The exercise —
Will you repeat only the lines from the one with "Write a Python" through the one with "28.5 * k), font=font)", both included, leaving every picture out?
Start of Input records
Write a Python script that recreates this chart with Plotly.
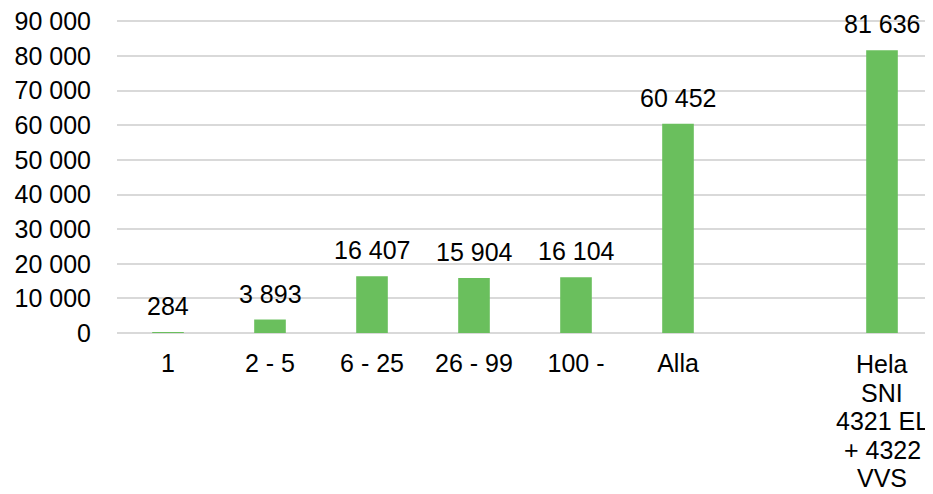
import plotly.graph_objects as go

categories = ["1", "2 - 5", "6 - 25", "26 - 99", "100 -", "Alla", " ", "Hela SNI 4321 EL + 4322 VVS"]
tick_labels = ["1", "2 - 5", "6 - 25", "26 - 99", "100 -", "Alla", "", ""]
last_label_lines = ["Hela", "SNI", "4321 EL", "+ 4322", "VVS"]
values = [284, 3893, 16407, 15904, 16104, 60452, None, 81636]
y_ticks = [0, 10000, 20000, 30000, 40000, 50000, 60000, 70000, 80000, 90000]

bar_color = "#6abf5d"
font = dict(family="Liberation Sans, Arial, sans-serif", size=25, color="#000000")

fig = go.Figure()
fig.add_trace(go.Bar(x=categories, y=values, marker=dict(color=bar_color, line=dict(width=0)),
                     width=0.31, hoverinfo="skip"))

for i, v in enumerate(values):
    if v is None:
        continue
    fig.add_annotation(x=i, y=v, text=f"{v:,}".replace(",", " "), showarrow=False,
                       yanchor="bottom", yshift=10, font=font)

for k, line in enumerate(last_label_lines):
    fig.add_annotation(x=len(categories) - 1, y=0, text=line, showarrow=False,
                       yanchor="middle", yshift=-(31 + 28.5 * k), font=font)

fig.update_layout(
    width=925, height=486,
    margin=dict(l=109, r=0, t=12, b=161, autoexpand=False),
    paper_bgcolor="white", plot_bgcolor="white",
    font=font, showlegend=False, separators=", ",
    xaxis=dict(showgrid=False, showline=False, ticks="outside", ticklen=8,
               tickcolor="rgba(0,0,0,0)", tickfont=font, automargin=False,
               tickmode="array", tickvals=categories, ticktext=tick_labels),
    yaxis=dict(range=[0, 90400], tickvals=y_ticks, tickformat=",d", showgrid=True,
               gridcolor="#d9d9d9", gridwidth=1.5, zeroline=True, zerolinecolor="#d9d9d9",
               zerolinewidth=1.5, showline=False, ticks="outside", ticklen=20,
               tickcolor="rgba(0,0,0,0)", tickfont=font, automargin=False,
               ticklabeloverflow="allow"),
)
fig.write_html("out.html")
End of Input records
Start of Input records
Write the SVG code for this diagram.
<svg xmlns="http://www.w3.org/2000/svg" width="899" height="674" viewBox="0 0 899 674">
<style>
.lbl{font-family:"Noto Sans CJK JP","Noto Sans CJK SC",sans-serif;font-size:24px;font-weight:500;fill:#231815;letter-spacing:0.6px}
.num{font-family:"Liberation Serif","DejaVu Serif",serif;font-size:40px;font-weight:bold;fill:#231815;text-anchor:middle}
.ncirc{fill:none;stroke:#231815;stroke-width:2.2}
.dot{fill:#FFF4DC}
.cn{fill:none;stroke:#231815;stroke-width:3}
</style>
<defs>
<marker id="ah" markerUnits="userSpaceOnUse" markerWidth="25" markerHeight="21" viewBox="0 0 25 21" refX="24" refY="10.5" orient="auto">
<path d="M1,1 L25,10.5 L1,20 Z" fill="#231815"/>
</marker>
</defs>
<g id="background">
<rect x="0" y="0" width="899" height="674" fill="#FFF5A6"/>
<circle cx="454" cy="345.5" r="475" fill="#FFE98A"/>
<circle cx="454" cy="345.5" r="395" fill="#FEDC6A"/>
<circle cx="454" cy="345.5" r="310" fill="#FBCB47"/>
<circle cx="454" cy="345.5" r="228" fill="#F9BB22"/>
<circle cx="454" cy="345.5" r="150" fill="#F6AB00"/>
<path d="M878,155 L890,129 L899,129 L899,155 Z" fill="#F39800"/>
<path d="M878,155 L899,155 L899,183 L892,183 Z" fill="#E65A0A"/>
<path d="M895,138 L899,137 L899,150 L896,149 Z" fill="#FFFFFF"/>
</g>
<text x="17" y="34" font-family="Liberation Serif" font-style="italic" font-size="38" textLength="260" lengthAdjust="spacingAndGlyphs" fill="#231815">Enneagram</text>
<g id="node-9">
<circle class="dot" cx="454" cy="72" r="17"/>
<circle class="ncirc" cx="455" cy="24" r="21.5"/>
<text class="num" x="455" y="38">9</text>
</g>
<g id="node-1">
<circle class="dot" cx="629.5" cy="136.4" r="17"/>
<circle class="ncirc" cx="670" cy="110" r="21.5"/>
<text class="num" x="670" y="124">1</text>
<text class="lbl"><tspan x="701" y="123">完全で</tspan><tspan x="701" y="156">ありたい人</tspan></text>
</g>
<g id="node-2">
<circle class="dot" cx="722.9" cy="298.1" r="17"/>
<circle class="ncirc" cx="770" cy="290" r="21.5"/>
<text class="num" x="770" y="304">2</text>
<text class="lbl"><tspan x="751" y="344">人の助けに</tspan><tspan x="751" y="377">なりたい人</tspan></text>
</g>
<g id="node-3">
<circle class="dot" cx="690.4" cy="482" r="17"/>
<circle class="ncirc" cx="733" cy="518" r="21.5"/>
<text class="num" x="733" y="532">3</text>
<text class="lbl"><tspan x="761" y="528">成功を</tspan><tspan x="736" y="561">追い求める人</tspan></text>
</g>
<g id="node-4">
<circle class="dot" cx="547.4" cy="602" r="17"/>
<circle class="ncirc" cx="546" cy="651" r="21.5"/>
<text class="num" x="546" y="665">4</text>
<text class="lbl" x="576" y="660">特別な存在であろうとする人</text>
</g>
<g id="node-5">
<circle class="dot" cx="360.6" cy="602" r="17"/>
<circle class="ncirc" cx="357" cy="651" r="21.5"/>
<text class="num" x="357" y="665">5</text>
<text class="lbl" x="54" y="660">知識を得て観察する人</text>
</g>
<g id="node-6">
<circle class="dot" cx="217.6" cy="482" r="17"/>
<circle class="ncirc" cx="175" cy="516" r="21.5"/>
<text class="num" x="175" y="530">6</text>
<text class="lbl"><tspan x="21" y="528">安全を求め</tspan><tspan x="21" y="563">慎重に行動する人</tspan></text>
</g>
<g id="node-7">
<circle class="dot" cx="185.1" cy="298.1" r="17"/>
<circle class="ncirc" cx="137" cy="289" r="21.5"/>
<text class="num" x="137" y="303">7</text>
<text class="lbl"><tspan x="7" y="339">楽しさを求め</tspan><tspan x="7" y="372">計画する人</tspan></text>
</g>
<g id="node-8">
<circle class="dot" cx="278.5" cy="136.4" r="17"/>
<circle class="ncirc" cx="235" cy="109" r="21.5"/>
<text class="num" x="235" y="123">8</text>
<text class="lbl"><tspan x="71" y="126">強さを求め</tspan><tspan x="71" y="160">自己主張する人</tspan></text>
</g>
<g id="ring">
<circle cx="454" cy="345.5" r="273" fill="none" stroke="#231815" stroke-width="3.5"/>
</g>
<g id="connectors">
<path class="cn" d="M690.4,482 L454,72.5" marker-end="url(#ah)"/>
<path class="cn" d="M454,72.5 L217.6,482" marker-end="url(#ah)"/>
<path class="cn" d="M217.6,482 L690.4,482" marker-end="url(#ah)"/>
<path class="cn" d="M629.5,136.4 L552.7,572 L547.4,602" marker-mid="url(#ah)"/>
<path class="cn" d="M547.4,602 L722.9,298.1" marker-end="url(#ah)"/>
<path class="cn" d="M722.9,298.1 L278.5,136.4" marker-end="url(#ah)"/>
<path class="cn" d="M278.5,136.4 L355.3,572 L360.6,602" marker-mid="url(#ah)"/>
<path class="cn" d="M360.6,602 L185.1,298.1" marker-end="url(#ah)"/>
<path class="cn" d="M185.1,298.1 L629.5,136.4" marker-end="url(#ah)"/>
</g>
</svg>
End of Input records
Task result —
Write a Python script that recreates this chart with Plotly.
import plotly.graph_objects as go

categories = ["1", "2 - 5", "6 - 25", "26 - 99", "100 -", "Alla", " ", "Hela SNI 4321 EL + 4322 VVS"]
tick_labels = ["1", "2 - 5", "6 - 25", "26 - 99", "100 -", "Alla", "", ""]
last_label_lines = ["Hela", "SNI", "4321 EL", "+ 4322", "VVS"]
values = [284, 3893, 16407, 15904, 16104, 60452, None, 81636]
y_ticks = [0, 10000, 20000, 30000, 40000, 50000, 60000, 70000, 80000, 90000]

bar_color = "#6abf5d"
font = dict(family="Liberation Sans, Arial, sans-serif", size=25, color="#000000")

fig = go.Figure()
fig.add_trace(go.Bar(x=categories, y=values, marker=dict(color=bar_color, line=dict(width=0)),
                     width=0.31, hoverinfo="skip"))

for i, v in enumerate(values):
    if v is None:
        continue
    fig.add_annotation(x=i, y=v, text=f"{v:,}".replace(",", " "), showarrow=False,
                       yanchor="bottom", yshift=10, font=font)

for k, line in enumerate(last_label_lines):
    fig.add_annotation(x=len(categories) - 1, y=0, text=line, showarrow=False,
                       yanchor="middle", yshift=-(31 + 28.5 * k), font=font)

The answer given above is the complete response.